Route information
- Length: 13 mi (21 km)

Major junctions
- From: Sankey Bridges, Warrington (A57) 53°24′12″N 2°34′24″W﻿ / ﻿53.4032°N 2.5734°W
- M62 A57 A49 A50 A580
- To: Butts Bridge, Leigh (A572) 53°29′32″N 2°29′57″W﻿ / ﻿53.4921°N 2.4991°W

Location
- Country: United Kingdom
- Constituent country: England

Road network
- Roads in the United Kingdom; Motorways; A and B road zones;

= A574 road =

Road in England

The A574 is a road in England, running through the borough of Warrington before terminating at the end of Butts Bridge in Leigh. The route covers a distance of approximately 13 mi and links Warrington town centre with the outer suburbs of Birchwood and Sankey.

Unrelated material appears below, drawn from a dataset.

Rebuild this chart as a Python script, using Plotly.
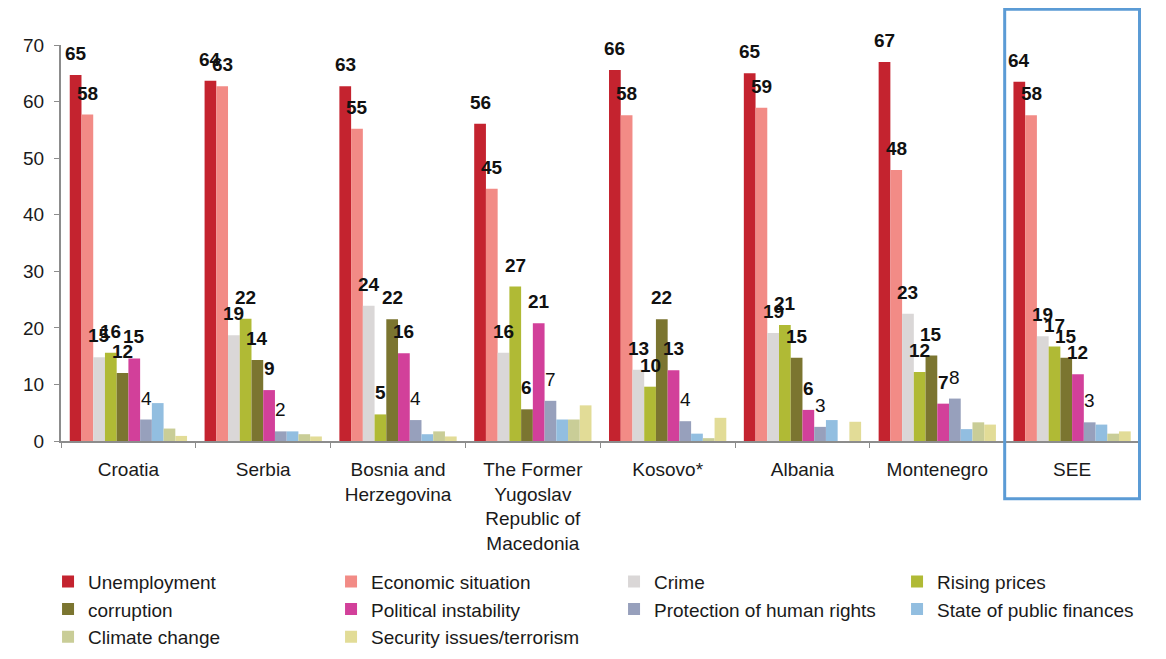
import plotly.graph_objects as go

# Categorías (países) y series
PAISES = ["Croatia", "Serbia", "Bosnia and<br>Herzegovina",
          "The Former<br>Yugoslav<br>Republic of<br>Macedonia",
          "Kosovo*", "Albania", "Montenegro", "SEE"]

SERIES = ["Unemployment", "Economic situation", "Crime", "Rising prices",
          "corruption", "Political instability", "Protection of human rights",
          "State of public finances", "Climate change", "Security issues/terrorism"]

COLORES = ["#C4232F", "#F28B86", "#DAD7D7", "#B0BA35", "#7B7530",
           "#D2409A", "#97A0BC", "#92BEE0", "#C9CD97", "#E2DC97"]

unemployment = [64.7, 63.7, 62.7, 56.1, 65.6, 65.0, 67.0, 63.5]
economic = [57.7, 62.7, 55.2, 44.6, 57.6, 58.9, 47.9, 57.6]
crime = [14.8, 18.7, 23.9, 15.6, 12.6, 19.1, 22.5, 18.5]
rising_prices = [15.6, 21.6, 4.7, 27.3, 9.6, 20.5, 12.2, 16.7]
corruption = [12.0, 14.3, 21.5, 5.6, 21.5, 14.7, 15.1, 14.7]
political = [14.6, 9.0, 15.5, 20.8, 12.5, 5.5, 6.6, 11.8]
human_rights = [3.8, 1.7, 3.7, 7.1, 3.5, 2.5, 7.5, 3.3]
public_finances = [6.7, 1.7, 1.2, 3.8, 1.3, 3.7, 2.1, 2.9]
climate = [2.2, 1.2, 1.7, 3.8, 0.5, 0.0, 3.3, 1.3]
security = [0.9, 0.8, 0.8, 6.3, 4.1, 3.4, 2.9, 1.7]

VALORES = [unemployment, economic, crime, rising_prices, corruption, political,
           human_rights, public_finances, climate, security]

N_ETIQUETADAS = 7  # solo las 7 primeras series llevan etiqueta
BARGAP = 0.13
FUENTE = "Liberation Sans, Arial, sans-serif"

fig = go.Figure()
for nombre, valores, color in zip(SERIES, VALORES, COLORES):
    # ancho fijo por entrada para que la leyenda quede en 4 columnas
    fig.add_trace(go.Bar(name=nombre, x=PAISES, y=valores,
                         legendwidth=238,
                         marker=dict(color=color, line=dict(width=0))))

# Etiquetas de datos encima de cada barra
n = len(SERIES)
ancho = (1 - BARGAP) / n
anotaciones = []
for i, valores in enumerate(VALORES[:N_ETIQUETADAS]):
    desplaz = -(1 - BARGAP) / 2 + ancho * (i + 0.5)
    for j, v in enumerate(valores):
        txt = str(int(v + 0.5))
        if i < 6:
            txt = f"<b>{txt}</b>"
        anotaciones.append(dict(x=j + desplaz, y=v, xref="x", yref="y",
                                text=txt, showarrow=False, yanchor="bottom",
                                yshift=9, font=dict(size=19, color="#111")))

fig.update_layout(
    barmode="group",
    bargap=BARGAP,
    bargroupgap=0,
    width=1158, height=651,
    margin=dict(l=53, r=25, t=37, b=218, autoexpand=False),
    plot_bgcolor="white", paper_bgcolor="white",
    font=dict(family=FUENTE, size=19, color="#1a1a1a"),
    annotations=anotaciones,
    legend=dict(orientation="h", x=-0.012, xanchor="left", y=-0.307, yanchor="top",
                entrywidthmode="pixels",
                font=dict(size=19, color="#1a1a1a"), traceorder="normal"),
    shapes=[dict(type="rect", xref="x", yref="paper", x0=6.5, x1=7.5,
                 y0=-0.146, y1=1.09, line=dict(color="#5B9BD5", width=3))],
)
fig.update_yaxes(range=[0, 70], dtick=10, showgrid=False, zeroline=False,
                 showline=True, linecolor="#8c8c8c", linewidth=2,
                 ticks="outside", ticklen=5, tickcolor="#8c8c8c",
                 ticklabelstandoff=6)
fig.update_xaxes(showgrid=False, showline=True, linecolor="#8c8c8c", linewidth=2,
                 ticks="outside", ticklen=5, tickcolor="#8c8c8c",
                 tickson="boundaries", tickangle=0, ticklabelstandoff=10)

fig.write_html("out.html")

The road passes through the following districts of Warrington and Leigh (in route order):
- Sankey Bridges (Start of route)
- Old Hall
- Westbrook
- Callands
- Longford
- Orford
- Padgate
- Longbarn
- Birchwood
- Locking Stumps
- Risley
- Culcheth
- Glazebury
- Hope Carr (End of route)

Being in the new part of Warrington, the road is renowned for its numerous roundabouts—26 in all, the first one less than 1/2 mi from the start and the last about 1 mi from the terminus.